Book Review: How to Train Your Dragon
The first thing parents should know about Cressida Cowell’s “How To Train Your Dragon” books are that they bear almost no resemblance to the immensely popular “How To Train Your Dragon” movies. Although the main characters are Hiccup Horrendous Haddock III and his dragon Toothless, the similarities between the books and movies end there. In the book, Hiccup, heir to the Hairy Hooligan Viking tribe, is a hapless Viking. He is below average in all his Viking classes, and a perpetual disappointment to his father, Chief of the Hairy Hooligans, Stoick the Vast. So when Hiccup captures a small and incredibly stubborn common garden dragon (Toothless) to train as his very own hunting dragon, he is made once again the butt of his peer’s taunts. Hiccup, however, soon realizes that he is able to speak Dragonese, a rare gift, and is able to win his small dragon’s loyalty. But will that win the respect of his fellow Vikings?

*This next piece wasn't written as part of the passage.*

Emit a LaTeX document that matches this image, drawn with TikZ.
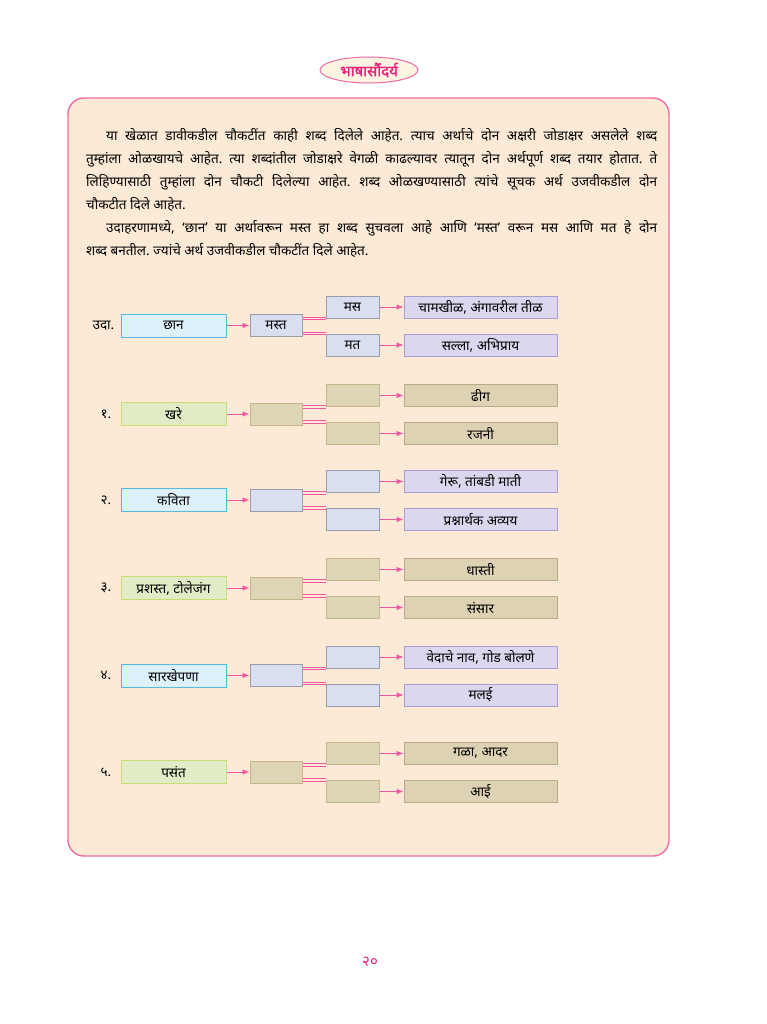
\documentclass[tikz,border=0pt]{standalone}
\usepackage{fontspec}
\setmainfont[Script=Devanagari]{Noto Sans}
\newfontfamily\titlefont[Script=Devanagari,FakeBold=1.6]{Noto Sans}
\usepackage{tikz}
\usetikzlibrary{arrows,arrows.meta,shapes,positioning}
\usepackage{xcolor}
\definecolor{pagebg}{RGB}{253,234,214}
\definecolor{framepink}{RGB}{240,106,165}
\definecolor{arrpink}{RGB}{240,86,159}
\definecolor{titlepink}{RGB}{232,32,122}
\definecolor{titlefill}{RGB}{255,244,226}
\definecolor{wblue}{RGB}{221,241,251}
\definecolor{wblueline}{RGB}{91,184,224}
\definecolor{ablue}{RGB}{217,223,240}
\definecolor{ablueline}{RGB}{156,156,168}
\definecolor{mblue}{RGB}{220,214,238}
\definecolor{mblueline}{RGB}{169,158,208}
\definecolor{wgreen}{RGB}{225,235,197}
\definecolor{wgreenline}{RGB}{201,220,114}
\definecolor{agreen}{RGB}{221,213,181}
\definecolor{agreenline}{RGB}{196,181,138}
\definecolor{mgreen}{RGB}{221,211,180}
\definecolor{mgreenline}{RGB}{184,171,136}
\tikzstyle{arrow} = [line width=1pt,->,>={Latex[length=7pt,width=5.5pt]},color=arrpink]
\tikzstyle{dblline} = [draw=arrpink, double=pagebg, double distance=1.6pt, line width=0.9pt]
\tikzstyle{wordbox} = [rectangle, minimum width=105pt, minimum height=23pt, inner sep=0pt, text centered, line width=1pt, font=\fontsize{13.5}{15}\selectfont]
\tikzstyle{ansbox} = [rectangle, minimum width=53pt, minimum height=22pt, inner sep=0pt, text centered, line width=1pt, font=\fontsize{13.5}{15}\selectfont]
\tikzstyle{meanbox} = [rectangle, minimum width=153pt, minimum height=22pt, inner sep=0pt, text centered, line width=1pt, font=\fontsize{13.5}{15}\selectfont]
\tikzstyle{numlabel} = [inner sep=0pt, font=\fontsize{13.5}{15}\selectfont]
\tikzstyle{blue} = [fill=wblue, draw=wblueline]
\tikzstyle{blueans} = [fill=ablue, draw=ablueline]
\tikzstyle{bluemean} = [fill=mblue, draw=mblueline]
\tikzstyle{green} = [fill=wgreen, draw=wgreenline]
\tikzstyle{greenans} = [fill=agreen, draw=agreenline]
\tikzstyle{greenmean} = [fill=mgreen, draw=mgreenline]
\tikzstyle{para} = [anchor=north west, inner sep=0pt, text width=571pt, align=justify, font=\fontsize{13.5}{23}\selectfont]
\begin{document}
\frenchspacing
\begin{tikzpicture}[x=1pt,y=-1pt]
\useasboundingbox[fill=white] (0,0) rectangle (767,1024);
% Frame and title
\draw[framepink, fill=pagebg, line width=1.4pt, rounded corners=16pt] (68,98) rectangle (669,856);
\node[ellipse, draw=framepink, fill=titlefill, line width=1pt, minimum width=98pt, minimum height=26pt, inner sep=0pt, text=titlepink, font=\titlefont\fontsize{15}{17}\selectfont] (title) at (369,70) {भाषासौंदर्य};
% Instructions
\node[para] (para) at (86,128) {\hspace*{20pt}या खेळात डावीकडील चौकटींत काही शब्द दिलेले आहेत. त्याच अर्थाचे दोन अक्षरी जोडाक्षर असलेले शब्द\linebreak तुम्हांला ओळखायचे आहेत. त्या शब्दांतील जोडाक्षरे वेगळी काढल्यावर त्यातून दोन अर्थपूर्ण शब्द तयार होतात. ते\linebreak लिहिण्यासाठी तुम्हांला दोन चौकटी दिलेल्या आहेत. शब्द ओळखण्यासाठी त्यांचे सूचक अर्थ उजवीकडील दोन\linebreak चौकटीत दिले आहेत.\par
\hspace*{20pt}उदाहरणामध्ये, ‘छान’ या अर्थावरून मस्त हा शब्द सुचवला आहे आणि ‘मस्त’ वरून मस आणि मत हे दोन\linebreak शब्द बनतील. ज्यांचे अर्थ उजवीकडील चौकटींत दिले आहेत.};
% Example
\node[wordbox, blue] (w0) at (173.5,325.5) {छान};
\node[numlabel, left=6pt of w0] (n0) {उदा.};
\node[ansbox, blueans, right=23pt of w0, minimum width=52pt] (m0) {मस्त};
\node[ansbox, blueans, right=23pt of m0, yshift=18.5pt] (t0) {मस};
\node[ansbox, blueans, right=23pt of m0, yshift=-19.5pt] (b0) {मत};
\node[meanbox, bluemean, right=24pt of t0] (tm0) {चामखीळ, अंगावरील तीळ};
\node[meanbox, bluemean, right=24pt of b0] (bm0) {सल्ला, अभिप्राय};
\draw[arrow] (w0) -- (m0);
\draw[dblline] (m0.east |- t0.south) -- (t0.south west);
\draw[dblline] (m0.east |- b0.north) -- (b0.north west);
\draw[arrow] (t0) -- (tm0);
\draw[arrow] (b0) -- (bm0);
% 1
\node[wordbox, green] (w1) at (173.5,414) {खरे};
\node[numlabel, left=9pt of w1] (n1) {१.};
\node[ansbox, greenans, right=23pt of w1, minimum width=52pt] (m1) {};
\node[ansbox, greenans, right=23pt of m1, yshift=18.5pt] (t1) {};
\node[ansbox, greenans, right=23pt of m1, yshift=-19.5pt] (b1) {};
\node[meanbox, greenmean, right=24pt of t1] (tm1) {ढीग};
\node[meanbox, greenmean, right=24pt of b1] (bm1) {रजनी};
\draw[arrow] (w1) -- (m1);
\draw[dblline] (m1.east |- t1.south) -- (t1.south west);
\draw[dblline] (m1.east |- b1.north) -- (b1.north west);
\draw[arrow] (t1) -- (tm1);
\draw[arrow] (b1) -- (bm1);
% 2
\node[wordbox, blue] (w2) at (173.5,500) {कविता};
\node[numlabel, left=9pt of w2] (n2) {२.};
\node[ansbox, blueans, right=23pt of w2, minimum width=52pt] (m2) {};
\node[ansbox, blueans, right=23pt of m2, yshift=18.5pt] (t2) {};
\node[ansbox, blueans, right=23pt of m2, yshift=-19.5pt] (b2) {};
\node[meanbox, bluemean, right=24pt of t2] (tm2) {गेरू, तांबडी माती};
\node[meanbox, bluemean, right=24pt of b2] (bm2) {प्रश्नार्थक अव्यय};
\draw[arrow] (w2) -- (m2);
\draw[dblline] (m2.east |- t2.south) -- (t2.south west);
\draw[dblline] (m2.east |- b2.north) -- (b2.north west);
\draw[arrow] (t2) -- (tm2);
\draw[arrow] (b2) -- (bm2);
% 3
\node[wordbox, green] (w3) at (173.5,588) {प्रशस्त, टोलेजंग};
\node[numlabel, left=9pt of w3] (n3) {३.};
\node[ansbox, greenans, right=23pt of w3, minimum width=52pt] (m3) {};
\node[ansbox, greenans, right=23pt of m3, yshift=18.5pt] (t3) {};
\node[ansbox, greenans, right=23pt of m3, yshift=-19.5pt] (b3) {};
\node[meanbox, greenmean, right=24pt of t3] (tm3) {धास्ती};
\node[meanbox, greenmean, right=24pt of b3] (bm3) {संसार};
\draw[arrow] (w3) -- (m3);
\draw[dblline] (m3.east |- t3.south) -- (t3.south west);
\draw[dblline] (m3.east |- b3.north) -- (b3.north west);
\draw[arrow] (t3) -- (tm3);
\draw[arrow] (b3) -- (bm3);
% 4
\node[wordbox, blue] (w4) at (173.5,675.5) {सारखेपणा};
\node[numlabel, left=9pt of w4] (n4) {४.};
\node[ansbox, blueans, right=23pt of w4, minimum width=52pt] (m4) {};
\node[ansbox, blueans, right=23pt of m4, yshift=18.5pt] (t4) {};
\node[ansbox, blueans, right=23pt of m4, yshift=-19.5pt] (b4) {};
\node[meanbox, bluemean, right=24pt of t4] (tm4) {वेदाचे नाव, गोड बोलणे};
\node[meanbox, bluemean, right=24pt of b4] (bm4) {मलई};
\draw[arrow] (w4) -- (m4);
\draw[dblline] (m4.east |- t4.south) -- (t4.south west);
\draw[dblline] (m4.east |- b4.north) -- (b4.north west);
\draw[arrow] (t4) -- (tm4);
\draw[arrow] (b4) -- (bm4);
% 5
\node[wordbox, green] (w5) at (173.5,772) {पसंत};
\node[numlabel, left=9pt of w5] (n5) {५.};
\node[ansbox, greenans, right=23pt of w5, minimum width=52pt] (m5) {};
\node[ansbox, greenans, right=23pt of m5, yshift=18.5pt] (t5) {};
\node[ansbox, greenans, right=23pt of m5, yshift=-19.5pt] (b5) {};
\node[meanbox, greenmean, right=24pt of t5] (tm5) {गळा, आदर};
\node[meanbox, greenmean, right=24pt of b5] (bm5) {आई};
\draw[arrow] (w5) -- (m5);
\draw[dblline] (m5.east |- t5.south) -- (t5.south west);
\draw[dblline] (m5.east |- b5.north) -- (b5.north west);
\draw[arrow] (t5) -- (tm5);
\draw[arrow] (b5) -- (bm5);
% Page number
\node[text=titlepink, font=\fontsize{15}{17}\selectfont] (page) at (370,962) {२०};
\end{tikzpicture}
\end{document}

The story is narrated by Hiccup in his old age, as he is reminiscing on his many exploits as a Viking hero and Chief. While certainly there are many instances of less-than-ideal pirate behavior (spitting, teasing and fighting), there are also many good discussion opportunities in this book. Hiccup gains Toothless’s trust and loyalty by talking to him rather than the accepted Viking method of ‘Yelling Loudly!’ This is a great chance to discuss with kids different communication styles. And Hiccup perseveres through the taunts of his peers and his poor academic performance to become a great Viking Hero and Chief, illustrating how persistence pays off.
The characters are uniquely written and entirely relatable, the plot is fast-paced and the jokes abound. Currently there are twelve published books in the How To Train Your Dragon series. The books build on each other so are best read in order, and the plots do become successively more intricate and slightly scarier. However, if your youngster persists to the ninth or tenth book, they will be sufficiently hooked to the series to be able to weather the twists. The final book in the series has yet to be published.
This would be a great book to read aloud to 6 year olds and older (younger children would still enjoy it, however, they may require more explanations) or for an 8 year olds or older to read alone. This would be about 2 to 2 ½ weeks of bedtime reading as the chapters are short, although certainly you could finish it aloud in a shorter amount of time, especially if you give into the pleas of “just a bit more Mama!”